Le succès était possible donc, mais non seulement il n’y avait pas de liaison avec Kronstadt, mais encore on n’entendait pas du tout parler de Makhno et nous sommes restés sur nos velléités d’action.

Il est vrai que juste avant l’insurrection de Kronstadt, vers la fin de 1920, après que les navires eussent mouillé à Marioupol, venant de Taganrog, des bruits circulèrent comme quoi les Makhnovistes se trouvaient à 18 verstes de Marioupol dans une petite ville du nom de Mongouchi. Il fut ordonné à deux navires : "l’Etoile Rouge" et le "Cosaque Noir", disposant de fortes pièces d’artillerie de tirer sur cette ville. Mais cet ordre fut si bien exécuté que sur "l’Etoile Rouge", lors de la mise à feu, les pièces sabotées sautèrent en tuant ou blessant 26 hommes. Le tir dût s’arrêter et les marins en colère voulurent diriger le feu non contre Makhno mais contre les Tchékistes. Après cet essai raté, la plupart des marins furent rassemblés, le quart seulement restant à bord des navires, et organisés en détachement pour combattre Makhno.

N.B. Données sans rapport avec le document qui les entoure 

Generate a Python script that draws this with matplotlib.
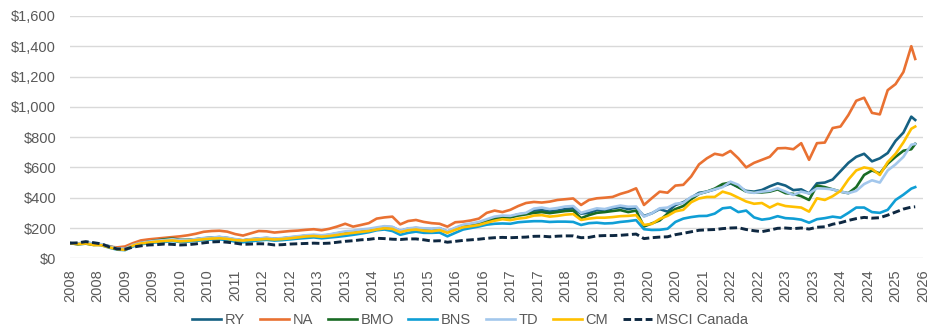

Le détachement se mit en route, orchestre en tête, et les gars en arrivant à la hauteur des Tchékistes se mirent à chanter crânement "la petite pomme" [1]. Cela provoqua chez les Tchékistes un effroi extraordinaire. Ils craignaient d’arrêter les marins lorsque ceux-ci étaient en groupe, mais lorsqu’ils tombaient sur un matelot isolé, celui-là ne sortait plus de leurs pattes, ils l’accusaient d’être makhnoviste.

Nous ne recevions pas de journaux ni de propagande, ni à Marioupol, ni dans les environs. Comme notre participation à la lutte contre Makhno était suspecte, on nous chargea du ravitaillement.

Ainsi, à cause de l’absence d’organisation, les meilleures possibilités révolutionnaires furent négligées.